Charlie is somehow involved in Val’s murder, though he blacked out so he doesn’t know anything beyond the fact that he woke up in the same room as Val’s dead body. He is starting to remember bits and pieces of earlier in the night, almost like in a dream. In The Fade Out #4, he sees a photograph of a man whom he recognizes from one of these shards of memory. Instantly, Charlie suspects that this man – who may be an FBI agent – is involved in Val’s death.
When he realizes this and goes back to the house of the photographer who took the photo of the man, not only is the photographer’s house burnt down (with him dead inside), but Charlie gets a glimpse of the mysterious possible-FBI agent. His presence would seem way too unlikely to be a coincidence and strongly suggests that the man in the glasses was involved in the fire – and by extension in Val’s death.
Charlie is a complex character, which makes him very interesting to follow in The Fade Out #4 and earlier in the series. He can be selfish and conniving, yet he also tries to be a good friend. He covered up his involvement in Val’s death, yet also cared deeply about her and truly wants to find out what happened to her while everyone else at the Victory Street Pictures seems content to let her death pass by and move on. We learn about Charlie’s military service in this issue, but it doesn’t present him as a hero but rather furthers the image of him as damaged and unpredictable.
In the back notes of the last issue of Fatale, Brubaker discussed how both of his grandparents were involved in Hollywood (his grandfather was a screenwriter named John Paxton), so I was extra fascinated by the attention to detail to that world in The Fade Out #4. At one point, Charlie, while hanging out with buddy and big time star Earl Rath, runs in to old pal Clark Gable. The comic then recounts how Charlie teamed up with Gable during his crusade to document World War II and the two became friends. It’s pretty seamless how Brubaker and Phillips combine fictional characters (Charlie and Earl) with real movie stars (Gable).

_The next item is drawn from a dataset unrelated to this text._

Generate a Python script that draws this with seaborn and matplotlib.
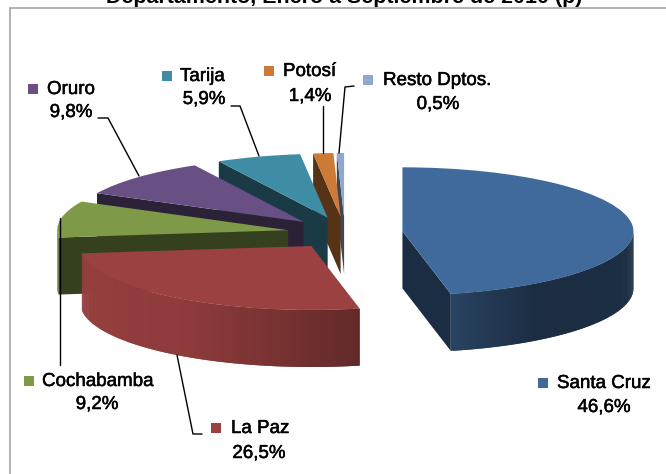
import numpy as np
import matplotlib
matplotlib.use("Agg")
import matplotlib.pyplot as plt
import matplotlib.colors as mcolors
import matplotlib.patheffects as pe
import seaborn as sns

departamentos = ["Santa Cruz", "La Paz", "Cochabamba", "Oruro", "Tarija", "Potosí", "Resto Dptos."]
valores = [46.6, 26.5, 9.2, 9.8, 5.9, 1.4, 0.5]
colores = ["#416A9C", "#9C4141", "#7E9A48", "#695084", "#3F8CA5", "#CC7A36", "#8FA8D0"]
titulo = "Departamento, Enero a Septiembre de 2010 (p)"

W, H = 666, 474
CX, CY = 345, 233      # centro del pie en pixeles
RX, RY = 231, 64       # radios de la elipse
DEPTH = 57 / RY        # alto de la pared, en unidades del pie

# sombra de la pared curva segun el angulo horario desde arriba
SOMBRA_ANG = [90, 145, 167.8, 190, 215, 270]
SOMBRA_F = [0.45, 0.42, 0.63, 0.78, 0.92, 0.98]

# posicion de cada etiqueta en pixeles: cuadro, inicio del nombre, y del nombre, centro del %, y del %
etiquetas = {
    "Santa Cruz": (543, 557, 382, 604, 406),
    "La Paz": (216, 231, 427, 259, 452),
    "Cochabamba": (29, 42, 380, 97, 403),
    "Oruro": (33, 47, 88, 71, 111),
    "Tarija": (167, 180, 75, 204, 98),
    "Potosí": (269, 283, 70, 310, 95),
    "Resto Dptos.": (368, 383, 79, 438, 103),
}
guias = [
    [(98, 118), (108, 118), (139, 176)],
    [(231, 106), (240, 106), (259, 156)],
    [(323, 106), (323, 153)],
    [(354, 86), (345, 87), (339, 153)],
    [(60, 218), (60, 365)],
    [(177, 355), (193, 434), (202, 434)],
]


def px(x, y):
    return (x - CX) / RX, (CY - y) / RY


def punto(w, ang):
    # ang en grados matematicos
    a = np.radians(ang)
    return w.center[0] + np.cos(a), w.center[1] + np.sin(a)


def oscurecer(color, f):
    r, g, b = mcolors.to_rgb(color)
    return (r * f, g * f, b * f)


def pared_radial(ax, w, ang, color, z):
    x0, y0 = w.center
    x1, y1 = punto(w, ang)
    ax.fill([x0, x1, x1, x0], [y0, y1, y1 - DEPTH, y0 - DEPTH], color=color, lw=0, zorder=z)


def pared_curva(ax, w, color, z):
    # solo la parte de adelante del arco, -180 a 0 grados matematicos
    a0, a1 = max(w.theta1, -180), min(w.theta2, 0)
    if a1 <= a0:
        return
    angs = np.linspace(a0, a1, int(a1 - a0) * 2 + 2)
    # de izquierda a derecha, cada tramo pisa un poco al siguiente para que no queden rayas
    for j in range(len(angs) - 1):
        a, b = angs[j], angs[j + 1]
        c = angs[min(j + 2, len(angs) - 1)]
        xa, ya = punto(w, a)
        xc, yc = punto(w, c)
        f = np.interp(90 - (a + b) / 2, SOMBRA_ANG, SOMBRA_F)
        ax.fill([xa, xc, xc, xa], [ya, yc, yc - DEPTH, ya - DEPTH],
                color=oscurecer(color, f), lw=0, zorder=z)


def main():
    sns.set_theme(style="white")
    plt.rcParams["font.family"] = ["Liberation Sans", "DejaVu Sans"]

    fig = plt.figure(figsize=(W / 100, H / 100), dpi=100)
    fig.patch.set_facecolor("white")
    ax = fig.add_axes([0, 0, 1, 1])

    wedges, _ = ax.pie(valores, colors=colores, explode=[0.25] * len(valores),
                       startangle=90, counterclock=False, radius=1,
                       wedgeprops={"linewidth": 0})
    ax.set_aspect("auto")
    ax.set_xlim(px(0, 0)[0], px(W, 0)[0])
    ax.set_ylim(px(0, H)[1], px(0, 0)[1])

    n = len(wedges)
    for i, w in enumerate(wedges):
        z = 10 * (n - i)
        color = colores[i]
        pared_curva(ax, w, color, z)
        inicio = (90 - w.theta2) % 360   # borde de entrada, horario desde arriba
        fin = (90 - w.theta1) % 360 or 360
        if 180 < inicio < 360:
            pared_radial(ax, w, w.theta2, oscurecer(color, 0.42), z)
        if 0 < fin < 180:
            pared_radial(ax, w, w.theta1, oscurecer(color, 0.42), z)
        w.set_zorder(z + 1)

    # marco del area del grafico
    ax.plot(*zip(px(10, 8), px(W, 8)), color="#A6A6A6", lw=1.2, zorder=200)
    ax.plot(*zip(px(10, 8), px(10, H)), color="#A6A6A6", lw=1.2, zorder=200)

    for guia in guias:
        ax.plot(*zip(*[px(x, y) for x, y in guia]), color="black", lw=1, zorder=150)

    grueso = [pe.withStroke(linewidth=0.35, foreground="black")]
    for nombre, valor, color in zip(departamentos, valores, colores):
        mx, tx, ty, vx, vy = etiquetas[nombre]
        ax.scatter(*px(mx, ty + 0.5), marker="s", s=45, color=color, zorder=160, linewidths=0)
        ax.text(*px(tx, ty + 1.5), nombre, fontsize=13.5, ha="left", va="center", color="black",
                zorder=170, path_effects=grueso)
        ax.text(*px(vx, vy + 1.5), f"{valor:.1f}%".replace(".", ","), fontsize=13.5,
                ha="center", va="center", color="black", zorder=170, path_effects=grueso)

    ax.text(*px(344, 3), titulo, fontsize=15.4, fontweight="bold", ha="center", va="baseline",
            color="black", zorder=170, clip_on=False)

    fig.savefig("out.png", dpi=100)
    plt.close(fig)


if __name__ == "__main__":
    main()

Sean Phillips’ art is sometimes less detailed, but he does a great job in The Fade Out #4. When he shows us Charlie meeting Clark Gable, it’s immediately clear to anyone who knows what Gable looks like that it’s him. Phillips also nicely demarcates a number of different worlds in Hollywood at the time, from the fancy supper clubs where stars were watched by the press to the seedy photographer’s studio, a place where you can see a picture of actor Ron Reagan while also getting some pornographic pictures.
The introduction of the FBI agent certainly deepens the mystery occurring in The Fade Out, but I really like the pace of this series. The mystery is compelling and driving the plot, but it doesn’t feel like the point of the series. Instead, the issues are mainly concerned with showing the flawed personalities that were involved in Hollywood and motion pictures during the 1940s. These two elements dovetail wonderfully in The Fade Out #4, which makes it hard to wait for the next issue to appear.